Using Life Insurance to Pay for Home Care

Seniors who have life insurance policies have a few options in using them to pay for home care. Options for using your life insurance policy to fund home care include taking a loan from the policy’s cash value or surrendering the policy entirely in exchange for the cash value.

Some policies may feature an “accelerated death benefit” rider, which is a cash advance that is subtracted from the death benefit amount the beneficiary receives upon the death of the policy holder. The owner of the policy must be terminally ill with a limited life expectancy (usually under 24 months) or be deemed unable to perform basic activities of daily living (ADLs). The policy is not surrendered at the time of the cash advance, so the policy holder must continue to pay the premiums to guarantee the beneficiary receives what remains of the original death benefit. The insurance company will require physicians’ statements and medical records attesting to the illness or loss of function before they will pay out any early benefits.

The life settlement industry is emerging as a popular option for seniors to receive cash payments through the sale of existing life insurance policies to third parties, who assume future premium payments and collect the death benefits upon maturity. Elders can then use this lump sum however they choose—often to cover long-term care costs. According to the Life Insurance Settlement Association, “candidates for life settlements are typically age 65 or older and own a life insurance policy with a face value amount in excess of $100,000.” Viatical settlements are similar except that the original policyholder is usually terminally ill and has a defined life expectancy of less than two years.
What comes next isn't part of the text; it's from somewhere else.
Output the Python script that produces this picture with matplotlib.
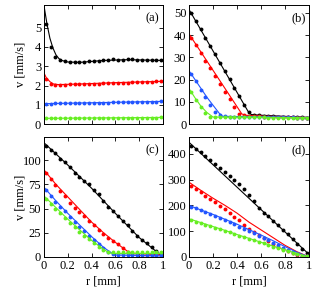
import numpy as np
import matplotlib.pyplot as plt

plt.rcParams['font.family'] = ['Liberation Serif', 'DejaVu Serif']
plt.rcParams['font.size'] = 9

# radial positions of the measured points (same for every panel)
r_pts = [0.015, 0.055, 0.096, 0.136, 0.176, 0.217, 0.257, 0.298, 0.338, 0.378,
         0.419, 0.459, 0.500, 0.540, 0.580, 0.621, 0.661, 0.702, 0.742, 0.782,
         0.823, 0.863, 0.904, 0.944, 0.985]

colors = ['black', '#ff0000', '#2255ff', '#66ee22']

# ---- panel (a)
a_dots = [
    [5.2, 4.0, 3.5, 3.3, 3.25, 3.2, 3.2, 3.2, 3.22, 3.25, 3.27, 3.28, 3.3, 3.32,
     3.35, 3.32, 3.34, 3.36, 3.35, 3.34, 3.33, 3.33, 3.32, 3.31, 3.3],
    [2.35, 2.1, 2.05, 2.05, 2.05, 2.06, 2.07, 2.08, 2.08, 2.09, 2.1, 2.1, 2.12,
     2.12, 2.13, 2.14, 2.15, 2.15, 2.16, 2.17, 2.18, 2.19, 2.2, 2.21, 2.22],
    [1.06, 1.06, 1.07, 1.07, 1.08, 1.08, 1.09, 1.09, 1.1, 1.1, 1.11, 1.11, 1.12,
     1.12, 1.13, 1.13, 1.14, 1.14, 1.15, 1.15, 1.16, 1.16, 1.17, 1.17, 1.18],
    [0.3, 0.3, 0.3, 0.3, 0.3, 0.31, 0.31, 0.31, 0.31, 0.31, 0.32, 0.32, 0.32,
     0.32, 0.32, 0.33, 0.33, 0.33, 0.33, 0.33, 0.34, 0.34, 0.34, 0.34, 0.35],
]
a_lines = [
    ([0, 0.025, 0.05, 0.075, 0.1, 0.125, 0.15, 0.2, 0.3, 0.5, 0.7, 1.0],
     [6.15, 5.2, 4.45, 3.95, 3.6, 3.4, 3.3, 3.22, 3.2, 3.3, 3.34, 3.3]),
    ([0, 0.02, 0.05, 0.08, 0.12, 0.3, 0.6, 1.0],
     [2.65, 2.4, 2.2, 2.08, 2.05, 2.08, 2.15, 2.22]),
    ([0, 1.0], [1.06, 1.18]),
    ([0, 1.0], [0.3, 0.35]),
]

# ---- panel (b)
b_dots = [
    [50.1, 46.4, 42.6, 38.9, 35.1, 31.3, 27.6, 23.8, 20.1, 16.3, 12.5, 8.8, 5.3,
     4.2, 3.9, 3.7, 3.6, 3.5, 3.4, 3.3, 3.2, 3.1, 3.0, 3.0, 2.9],
    [38.9, 35.5, 32.0, 28.5, 25.0, 21.5, 18.0, 14.6, 11.4, 7.9, 4.7, 4.0, 3.7,
     3.6, 3.5, 3.4, 3.3, 3.2, 3.1, 3.0, 3.0, 3.0, 2.9, 2.9, 2.9],
    [22.5, 19.2, 15.5, 12.0, 8.8, 5.5, 4.0, 3.5, 3.4, 3.3, 3.3, 3.2, 3.2, 3.2,
     3.1, 3.1, 3.1, 3.0, 3.0, 3.0, 3.0, 3.0, 2.9, 2.9, 2.9],
    [14.5, 10.8, 7.8, 5.2, 3.3, 3.0, 3.0, 3.0, 3.0, 3.0, 3.0, 3.0, 3.0, 3.0, 3.0,
     3.0, 2.9, 2.9, 2.9, 2.9, 2.9, 2.9, 2.8, 2.8, 2.8],
]
b_lines = [
    ([0, 0.5, 0.52, 0.6, 0.8, 1.0], [51.5, 5.0, 4.3, 4.0, 3.5, 3.0]),
    ([0, 0.44, 0.47, 0.6, 1.0], [40.5, 4.6, 4.0, 3.6, 3.0]),
    ([0, 0.05, 0.1, 0.15, 0.2, 0.25, 0.28, 1.0], [24, 20, 16, 12, 8.5, 5, 3.5, 3.0]),
    ([0, 0.05, 0.1, 0.15, 0.2, 1.0], [16, 11.8, 8.0, 5.2, 3.2, 2.9]),
]

# ---- panel (c)
c_dots = [
    [115, 110, 107, 101, 98, 93, 87, 83, 78, 75, 69, 65, 58, 52, 47, 42, 37, 33,
     27, 22, 17, 14, 10, 6, 4],
    [87, 80, 74, 68, 63, 56, 51, 46, 42, 37, 33, 28, 24, 20, 16, 13, 9, 5, 3, 3,
     2, 2, 2, 2, 2],
    [69, 63, 57, 52, 47, 41, 36, 31, 27, 22, 17, 13, 9, 5, 3, 2, 2, 2, 2, 2, 2,
     2, 2, 2, 2],
    [60, 55, 50, 45, 40, 35, 31, 26, 22, 18, 14, 10, 7, 5, 5, 5, 5, 5, 5, 5, 5,
     5, 5, 5, 5],
]
c_lines = [
    ([0, 0.2, 0.4, 0.6, 0.8, 1.0], [118, 95, 71, 45, 20, 0]),
    ([0, 0.1, 0.2, 0.3, 0.4, 0.5, 0.6, 0.7, 0.72, 1.0],
     [90, 75, 62, 49, 36, 25, 15, 6, 4, 2]),
    ([0, 0.1, 0.2, 0.3, 0.4, 0.5, 0.58, 0.6, 1.0], [72, 58, 45, 33, 21, 10, 3, 2, 1]),
    ([0, 0.1, 0.2, 0.3, 0.4, 0.5, 0.55, 0.6, 1.0], [63, 51, 39, 28, 17, 8, 4, 3.5, 3.5]),
]

# ---- panel (d)
d_dots = [
    [430, 420, 408, 390, 376, 360, 345, 330, 315, 298, 285, 262, 240, 218, 190,
     172, 158, 140, 125, 105, 88, 70, 50, 32, 15],
    [275, 262, 252, 238, 225, 212, 198, 185, 170, 155, 145, 125, 110, 95, 85,
     75, 62, 50, 40, 30, 22, 15, 8, 4, 2],
    [195, 188, 181, 174, 166, 158, 150, 142, 134, 126, 118, 110, 100, 92, 83,
     74, 65, 55, 46, 36, 27, 19, 11, 5, 2],
    [143, 137, 131, 125, 119, 113, 107, 101, 95, 89, 83, 77, 71, 65, 59, 53, 47,
     40, 34, 28, 22, 16, 10, 5, 2],
]
d_lines = [
    ([0, 1.0], [445, 10]),
    ([0, 0.1, 0.2, 0.3, 0.4, 0.5, 0.6, 0.7, 0.8, 0.9, 1.0],
     [290, 258, 228, 200, 170, 135, 105, 75, 45, 20, 0]),
    ([0, 0.1, 0.2, 0.3, 0.4, 0.5, 0.6, 0.7, 0.8, 0.9, 1.0],
     [200, 182, 165, 146, 127, 106, 85, 63, 40, 18, 0]),
    ([0, 0.1, 0.2, 0.3, 0.4, 0.5, 0.6, 0.7, 0.8, 0.9, 1.0],
     [148, 133, 118, 103, 87, 72, 57, 42, 28, 13, 0]),
]

panels = [
    ('(a)', a_dots, a_lines, 6.17, [0, 1, 2, 3, 4, 5]),
    ('(b)', b_dots, b_lines, 53.5, [0, 10, 20, 30, 40, 50]),
    ('(c)', c_dots, c_lines, 124, [0, 25, 50, 75, 100]),
    ('(d)', d_dots, d_lines, 466, [0, 100, 200, 300, 400]),
]

xticks = [0, 0.2, 0.4, 0.6, 0.8, 1]
xticklabels = ['0', '0.2', '0.4', '0.6', '0.8', '1']

fig = plt.figure(figsize=(3.14, 2.97), dpi=100)
rects = [
    [0.140, 0.582, 0.379, 0.401],
    [0.602, 0.582, 0.382, 0.401],
    [0.140, 0.135, 0.379, 0.404],
    [0.602, 0.135, 0.382, 0.404],
]

for i, (lab, dots, lines, ymax, yt) in enumerate(panels):
    ax = fig.add_axes(rects[i])
    for k in range(4):
        lx, ly = lines[k]
        ax.plot(lx, ly, '-', color=colors[k], lw=0.8)
        ax.plot(r_pts, dots[k], 'o', color=colors[k], ms=2.8, mew=0)
    ax.set_xlim(0, 1)
    ax.set_ylim(0, ymax)
    ax.set_xticks(xticks)
    ax.set_yticks(yt)
    ax.tick_params(direction='in', top=True, right=True, length=3, width=0.6, pad=2)
    if i < 2:
        ax.set_xticklabels([])
    else:
        ax.set_xticklabels(xticklabels)
        ax.set_xlabel('r [mm]', labelpad=3)
    if i % 2 == 0:
        ax.set_ylabel('v [mm/s]')
        ax.yaxis.set_label_coords(-0.15, 0.5)
    for s in ax.spines.values():
        s.set_linewidth(0.7)
    ax.text(0.97, 0.94, lab, transform=ax.transAxes, ha='right', va='top')

fig.savefig('out.png', dpi=100)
Another relatively new option is life care funding or life insurance conversion. Instead of receiving a lump sum from the sale of a life insurance policy, the original owner receives a specific dollar amount worth of elder care services in the form of a “long-term care” or “life care” benefit account. This account must be used to pay for the provision of services like home care directly. Again, the third party who buys the life insurance policy assumes the premium payments and subsequently collects the death benefit when the original policyholder dies. Unlike settlements, life care funding will not affect a senior’s Medicaid eligibility if done properly.
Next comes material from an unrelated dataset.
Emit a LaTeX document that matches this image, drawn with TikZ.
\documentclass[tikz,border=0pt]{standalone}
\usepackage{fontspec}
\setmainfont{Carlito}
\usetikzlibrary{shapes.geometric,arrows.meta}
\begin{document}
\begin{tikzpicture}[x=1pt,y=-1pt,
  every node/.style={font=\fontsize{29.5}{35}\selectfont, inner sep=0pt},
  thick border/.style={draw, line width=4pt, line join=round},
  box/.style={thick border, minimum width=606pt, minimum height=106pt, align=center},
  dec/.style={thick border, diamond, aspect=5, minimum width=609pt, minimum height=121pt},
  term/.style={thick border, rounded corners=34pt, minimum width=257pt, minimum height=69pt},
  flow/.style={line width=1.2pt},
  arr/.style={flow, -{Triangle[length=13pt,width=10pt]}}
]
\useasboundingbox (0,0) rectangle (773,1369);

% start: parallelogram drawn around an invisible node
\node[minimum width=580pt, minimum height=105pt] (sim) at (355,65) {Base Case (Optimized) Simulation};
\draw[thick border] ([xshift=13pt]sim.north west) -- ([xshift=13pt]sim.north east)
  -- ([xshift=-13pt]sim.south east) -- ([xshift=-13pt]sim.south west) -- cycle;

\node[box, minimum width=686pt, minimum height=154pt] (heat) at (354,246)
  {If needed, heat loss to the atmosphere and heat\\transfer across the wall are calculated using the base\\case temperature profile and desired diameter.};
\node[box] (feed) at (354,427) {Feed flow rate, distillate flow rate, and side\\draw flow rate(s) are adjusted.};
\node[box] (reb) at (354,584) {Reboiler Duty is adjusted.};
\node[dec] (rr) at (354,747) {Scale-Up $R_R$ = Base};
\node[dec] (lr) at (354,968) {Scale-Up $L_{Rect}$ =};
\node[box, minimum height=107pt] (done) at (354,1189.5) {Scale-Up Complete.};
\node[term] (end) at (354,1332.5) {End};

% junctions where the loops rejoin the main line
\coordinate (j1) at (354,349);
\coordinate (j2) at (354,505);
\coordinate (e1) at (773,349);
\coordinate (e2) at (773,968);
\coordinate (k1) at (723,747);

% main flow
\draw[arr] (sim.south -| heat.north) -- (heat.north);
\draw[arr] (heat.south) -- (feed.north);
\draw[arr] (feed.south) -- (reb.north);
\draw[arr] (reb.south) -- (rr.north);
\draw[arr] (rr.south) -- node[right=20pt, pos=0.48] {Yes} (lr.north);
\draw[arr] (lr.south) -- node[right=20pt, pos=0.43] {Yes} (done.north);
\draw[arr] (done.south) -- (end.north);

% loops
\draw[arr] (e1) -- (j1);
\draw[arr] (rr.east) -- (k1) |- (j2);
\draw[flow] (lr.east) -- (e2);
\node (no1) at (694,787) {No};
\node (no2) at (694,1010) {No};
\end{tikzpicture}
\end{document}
Veterans Benefits That Cover In-Home Care

Using VA Health Benefits to Pay for Home Care

The Veterans Health Administration (VHA) Standard Medical Benefits Package may be used to provide various levels of home care services as an alternative to nursing home care and as a way to get respite care at home for veterans and their family caregivers. The VA’s Skilled Home Health Care Services (SHHC), Homemaker and Home Health Aide Services (H/HHA), and Home-Based Primary Care programs are available to all veterans who meet eligibility requirements for standard benefits, although some additional conditions may apply.